Privilege should be invoked by the President or through the Executive Secretary “by order of the Pres.”
5.
Response to CJ Puno's dissent
(a)
Congress are not seeking to directly participate in the negotiations, hence
they cannot be prevented from gaining access these documents.
SC: Agan v Piatco
those that cannot be done directly cannot be done indirectly
(b) Respondents can no longer claim the diplomatic secrets privilege now that the negotiations have been concluded, since their reason for non-disclosure (negotiations still on-going) no longer applies.
SC: negotiations just like judicial deliberations do not lose their confidential character once the “final result” has been promulgated.
(c) Congresspersons have sufficiently shown their need for the documents to overcome privilege. JPEPA covers subject matter over which Congress has the power to legislate
SC: ^ mere assertions would not suffice. Second, House Committees were able to proceed with their negotiations w/out the JPEPA documents.
Furthermore, the final text of the JPEPA was already published. Petitioner-members of the HoR are free to use it for any legislative purpose they may see fit.
(d) The balance tilts in favor of disclosing the JPEPA documents. The Executive has failed to show how disclosing them after the conclusion of negotiations would impair the performance of its functions.
SC: The Executive was able to show that the documents being sought are covered by a recognized privilege, hence the burden now shifts to the party seeking information to overcome the privilege by a strong showing of need.
(e) Exec. Sec. failed to explicitly state that he is claiming the privilege “by order of the President”.
SC: Just a new rule laid down in Senate v Ermita, which judgment became final after the claim of executive privilege occurred.
(f) PMPF v Magalona not applicable in the present case as the Court therein erred in citing US v Curtiss Wright. Curtiss-Wright referred to a conflict between executive and legislative. PMPF involved a collision between a governmental power over conduct of foreign affairs and the citizen's right to information.
SC: These cases show that the Court has always regarded claims of privilege, whether in the context of an executive-legislative conflict or a citizens demand for information, as closely intertwined, such that the principles applicable to one are also applicable to the other.
If the validity of claims of privilege were to be assessed by entirely different criteria in each context, this may give rise to the absurd result where Congress would be denied access to a particular information because of a claim of executive privilege, but the general public would have access to the same information, the claim of privilege notwithstanding.
(g) Court has never used need as a test to uphold or allow inroads into rights guaranteed under the Constitution.
SC: The requirement that parties present a sufficient showing of need means that they should show a public interest in favor of disclosure sufficient in degree to overcome the claim of privilege.

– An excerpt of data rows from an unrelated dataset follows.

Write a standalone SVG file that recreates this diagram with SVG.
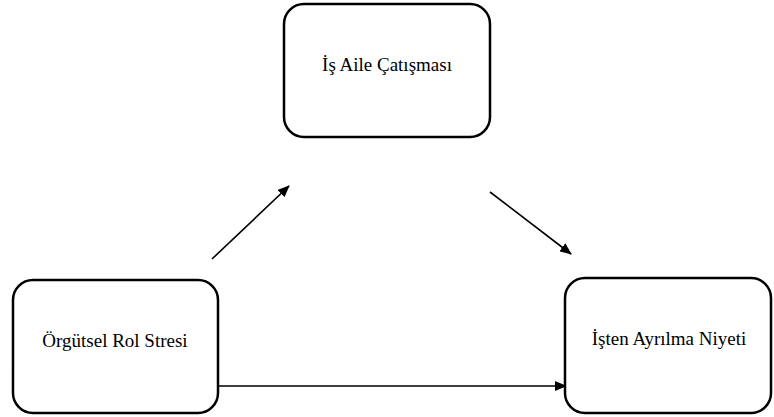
<svg xmlns="http://www.w3.org/2000/svg" width="774" height="417" viewBox="0 0 774 417">
<defs>
<marker id="ah" markerWidth="12" markerHeight="10" refX="11" refY="5" orient="auto" markerUnits="userSpaceOnUse">
<path d="M0,0 L12,5 L0,10 Z" fill="#000"/>
</marker>
<style>
.box{fill:#fff;stroke:#000;stroke-width:2.5}
.lbl{font-family:"Liberation Serif","DejaVu Serif",serif;font-size:19px;fill:#000;text-anchor:middle}
.con{stroke:#000;stroke-width:1.6;fill:none;marker-end:url(#ah)}
</style>
</defs>
<rect width="774" height="417" fill="#fff"/>
<g id="connectors">
<line class="con" x1="212" y1="259" x2="289" y2="186"/>
<line class="con" x1="490" y1="192" x2="571" y2="254"/>
<line class="con" x1="218" y1="386" x2="566" y2="386"/>
</g>
<g id="node-is-aile">
<rect class="box" x="284" y="4" width="206" height="133" rx="20"/>
<text class="lbl" x="387" y="71">İş Aile Çatışması</text>
</g>
<g id="node-orgutsel">
<rect class="box" x="13" y="280" width="205" height="133" rx="20"/>
<text class="lbl" x="115" y="347">Örgütsel Rol Stresi</text>
</g>
<g id="node-isten">
<rect class="box" x="565" y="278" width="206" height="135" rx="20"/>
<text class="lbl" x="669" y="345">İşten Ayrılma Niyeti</text>
</g>
</svg>
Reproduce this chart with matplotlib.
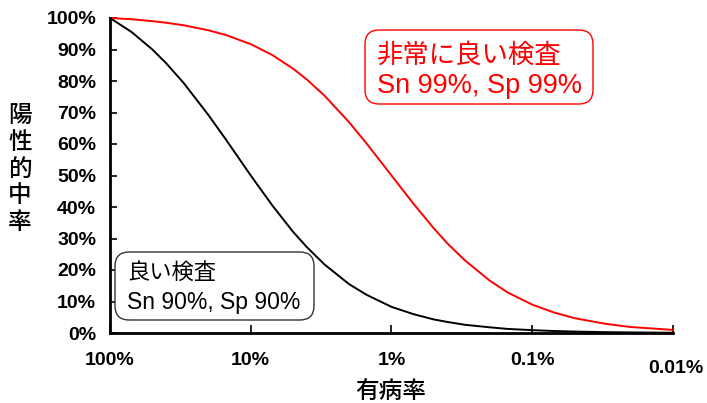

Such a balancing of interests is not new in constitutional adjudication involving fundamental rights.
It would appear that the only disagreement is on the results of applying that test in this instance.
(h) right to participate in the discussion whether the Senate should concur in its ratification or not, will be diluted unless the people can have access to the subject JPEPA documents.
SC: Filipinos have been exercising their right to participate in the discussion on the issue of the JPEPA, and they have been able to articulate their different opinions without need of access to the JPEPA negotiation documents.
(i) Principles in US v Nixon not applicable as the case addresses President's assertion of privilege in the context of a criminal trial, not a civil litigation nor a congressional demand for information.
SC: Court cited it to demonstrate the scope and use of Presidential Communication privilege.